Once outside the second ring road complex (the Garden Ring), you leave the grand and monumental architecture of central Moscow and enter the real Russia. A sprawl of ghastly, often dilapidated apartment blocks. Many of these were constructed during the Khruschev years, the early 1960s, and are known as Khruschyovka. They are largely constructed out of prefabricated concrete. Occupants are lucky if they have 60 square metres. Every city in Russia is largely made up of these awful buildings. 

 

Surrounding infrastructure is typically in poor shape – pavements cracked, kerbs broken or non-existent, roads pot-holed – pretty much what you’d expect in a corrupt country where money that should be spent on public infrastructure is syphoned off to build luxury palaces for a few. One hundred and ten Russians control 35% of the country’s wealth - the average Russian is worse off than the average Indian. Little wonder the current wave of migrants crossing the Mediterranean head west  when they arrive in Europe, and not east.
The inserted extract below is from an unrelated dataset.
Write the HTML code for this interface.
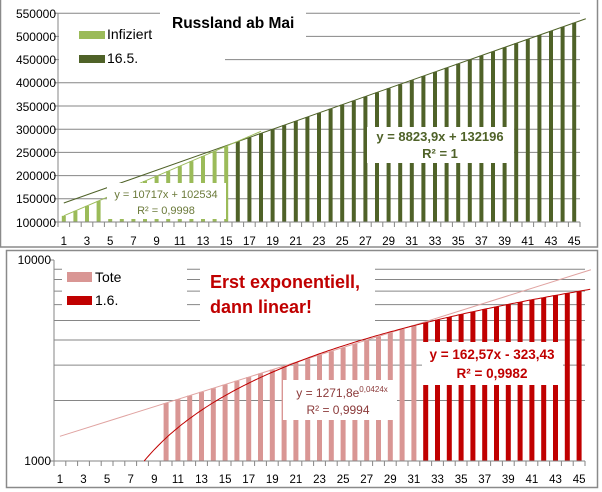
<!DOCTYPE html>
<html><head><meta charset="utf-8"><style>
html,body{margin:0;padding:0;background:#fff;}
svg{display:block;font-family:"Liberation Sans",sans-serif;}
</style></head><body>
<svg id="s" width="602" height="492" xmlns="http://www.w3.org/2000/svg">
<rect x="0" y="0" width="602" height="492" fill="#fff"/>
<rect x="0.5" y="-1" width="597" height="248" fill="#fff" stroke="#8a8a8a" stroke-width="1.5"/>
<rect x="6.5" y="250.5" width="591" height="237" fill="#fff" stroke="#8a8a8a" stroke-width="1.5"/>
<g id="top"></g>
<g id="bot"></g>
<g id="over">
<!-- top boxes -->
<rect x="59" y="15" width="101" height="58" fill="#fff"/>
<rect x="160" y="4" width="146" height="44" fill="#fff"/>
<rect x="59" y="38" width="166" height="35" fill="#fff"/>
<text x="172" y="28" font-size="15.5" font-weight="bold" fill="#000">Russland ab Mai</text>
<rect x="79" y="31" width="26" height="8" fill="#9bbb59"/>
<text x="107" y="39" font-size="14" fill="#000">Infiziert</text>
<rect x="79" y="55" width="26" height="8" fill="#4f6228"/>
<text x="107" y="63" font-size="14" fill="#000">16.5.</text>
<rect x="107" y="183" width="119" height="36" fill="#fff"/>
<text x="166" y="198" font-size="11" fill="#6b7a3a" text-anchor="middle">y = 10717x + 102534</text>
<text x="166" y="214" font-size="11" fill="#6b7a3a" text-anchor="middle">R² = 0,9998</text>
<rect x="367" y="127" width="147" height="36" fill="#fff"/>
<text x="440" y="141" font-size="13" font-weight="bold" fill="#4f6228" text-anchor="middle">y = 8823,9x + 132196</text>
<text x="440" y="158" font-size="13" font-weight="bold" fill="#4f6228" text-anchor="middle">R² = 1</text>
<!-- bottom boxes -->
<rect x="62" y="262" width="125" height="50" fill="#fff"/>
<rect x="200" y="256" width="175" height="77" fill="#fff"/>
<rect x="67" y="272" width="25" height="10" fill="#d99694"/>
<text x="95" y="282" font-size="14" fill="#000">Tote</text>
<rect x="67" y="296" width="25" height="9" fill="#c00000"/>
<text x="95" y="305" font-size="14" fill="#000">1.6.</text>
<text x="210" y="288" font-size="18" font-weight="bold" fill="#c00000">Erst exponentiell,</text>
<text x="210" y="313" font-size="18" font-weight="bold" fill="#c00000">dann linear!</text>
<rect x="283" y="380" width="114" height="40" fill="#fff"/>
<text x="342" y="397" font-size="12" fill="#8b3a3a" text-anchor="middle">y = 1271,8e<tspan font-size="8" dy="-5">0,0424x</tspan></text>
<text x="338" y="414" font-size="12" fill="#8b3a3a" text-anchor="middle">R² = 0,9994</text>
<rect x="422" y="342" width="141" height="43" fill="#fff"/>
<text x="492" y="359" font-size="13.5" font-weight="bold" fill="#c00000" text-anchor="middle">y = 162,57x - 323,43</text>
<text x="492" y="378" font-size="13.5" font-weight="bold" fill="#c00000" text-anchor="middle">R² = 0,9982</text>
</g>
<g font-size="12" fill="#000" text-anchor="end">
<text x="56" y="18">550000</text><text x="56" y="41">500000</text><text x="56" y="64">450000</text>
<text x="56" y="87">400000</text><text x="56" y="111">350000</text><text x="56" y="134">300000</text>
<text x="56" y="157">250000</text><text x="56" y="180">200000</text><text x="56" y="203">150000</text>
<text x="56" y="227">100000</text>
<text x="51" y="264">10000</text><text x="51" y="465">1000</text>
</g>
<g font-size="11.5" fill="#000" text-anchor="middle">
<text x="63.8" y="245">1</text><text x="87" y="245">3</text><text x="110.2" y="245">5</text><text x="133.4" y="245">7</text><text x="156.6" y="245">9</text><text x="179.8" y="245">11</text><text x="203" y="245">13</text><text x="226.2" y="245">15</text><text x="249.4" y="245">17</text><text x="272.6" y="245">19</text><text x="295.8" y="245">21</text><text x="319" y="245">23</text><text x="342.2" y="245">25</text><text x="365.4" y="245">27</text><text x="388.6" y="245">29</text><text x="411.8" y="245">31</text><text x="435" y="245">33</text><text x="458.2" y="245">35</text><text x="481.4" y="245">37</text><text x="504.6" y="245">39</text><text x="527.8" y="245">41</text><text x="551" y="245">43</text><text x="574.2" y="245">45</text>
<text x="59.9" y="483">1</text><text x="83.5" y="483">3</text><text x="107.1" y="483">5</text><text x="130.7" y="483">7</text><text x="154.3" y="483">9</text><text x="177.9" y="483">11</text><text x="201.5" y="483">13</text><text x="225.1" y="483">15</text><text x="248.7" y="483">17</text><text x="272.3" y="483">19</text><text x="295.9" y="483">21</text><text x="319.5" y="483">23</text><text x="343.1" y="483">25</text><text x="366.7" y="483">27</text><text x="390.3" y="483">29</text><text x="413.9" y="483">31</text><text x="437.5" y="483">33</text><text x="461.1" y="483">35</text><text x="484.7" y="483">37</text><text x="508.3" y="483">39</text><text x="531.9" y="483">41</text><text x="555.5" y="483">43</text><text x="579.1" y="483">45</text>
</g>
<script>
(function(){
var NS="http://www.w3.org/2000/svg";
function el(g,t,a){var e=document.createElementNS(NS,t);for(var k in a)e.setAttribute(k,a[k]);g.appendChild(e);return e;}
var T=document.getElementById('top'),B=document.getElementById('bot');
// top
var L=58,W=11.6,R=L+45*W;
function ty(v){return 222-(v-100000)/50000*23.2;}
for(var i=1;i<=9;i++){var y=ty(100000+i*50000);el(T,'line',{x1:L,x2:R,y1:y,y2:y,stroke:'#868686','stroke-width':1});}
for(var n=1;n<=45;n++){var v=n<=15?10717*n+102534:8823.9*n+132196;var cx=L+(n-0.5)*W;var y=ty(v);
el(T,'rect',{x:cx-2,y:y,width:4,height:222-y,fill:n<=15?'#9bbb59':'#4f6228'});}
el(T,'line',{x1:L,x2:L,y1:13,y2:222,stroke:'#868686'});
el(T,'line',{x1:L,x2:R,y1:222,y2:222,stroke:'#868686'});
for(var n=0;n<=45;n++){var x=L+n*W;el(T,'line',{x1:x,x2:x,y1:222,y2:227,stroke:'#868686'});}
for(var i=0;i<=9;i++){var y=ty(100000+i*50000);el(T,'line',{x1:L-4,x2:L,y1:y,y2:y,stroke:'#868686'});}
el(T,'line',{x1:L+0.5*W,y1:ty(8823.9+132196),x2:L+45.5*W,y2:ty(8823.9*46+132196),stroke:'#4f6228','stroke-width':1});
el(T,'line',{x1:L+0.5*W,y1:ty(10717+102534),x2:L+17.5*W,y2:ty(10717*18+102534),stroke:'#9bbb59','stroke-width':1});
// bottom
var L2=54,W2=11.8,R2=L2+45*W2;
function by(v){return 461-201*Math.log10(v/1000);}
for(var k=2;k<=9;k++){var y=by(k*1000);el(B,'line',{x1:L2,x2:R2,y1:y,y2:y,stroke:'#868686'});}
for(var n=10;n<=45;n++){var v=n<=31?1271.8*Math.exp(0.0424*n):162.57*n-323.43;var cx=L2+(n-0.5)*W2;var y=by(v);
el(B,'rect',{x:cx-2.5,y:y,width:5,height:461-y,fill:n<=31?'#d99694':'#c00000'});}
el(B,'line',{x1:L2,x2:L2,y1:260,y2:461,stroke:'#868686'});
el(B,'line',{x1:L2,x2:R2,y1:461,y2:461,stroke:'#868686'});
el(B,'line',{x1:L2-4,x2:L2,y1:260,y2:260,stroke:'#868686'});
el(B,'line',{x1:L2-4,x2:L2,y1:461,y2:461,stroke:'#868686'});
for(var n=0;n<=45;n++){var x=L2+n*W2;el(B,'line',{x1:x,x2:x,y1:461,y2:466,stroke:'#868686'});}
el(B,'line',{x1:L2+0.5*W2,y1:by(1271.8*Math.exp(0.0424)),x2:L2+45.5*W2,y2:by(1271.8*Math.exp(0.0424*46)),stroke:'#e0a3a1','stroke-width':1});
var pts=[];for(var t=8.14;t<=46.01;t+=0.2){pts.push((L2+(t-0.5)*W2).toFixed(1)+','+by(162.57*t-323.43).toFixed(1));}
el(B,'polyline',{points:pts.join(' '),fill:'none',stroke:'#c00000','stroke-width':1});
})();
</script>
</svg>
</body></html>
There are many of these metal sheds, typically along railway lines, which Muscovites use for storage and whatever.
  
There is absolutely nothing unusual about this facade. It is quite typical of where Muscovites live.

One thing that is pleasant is the amount of open space between apartment blocks, often containing kid's playgrounds. One of the gripes I have with the suburbs in Australia's cities is that there is little space to walk, other than the footpath, almost every inch being occupied by a bungalow and its fenced garden.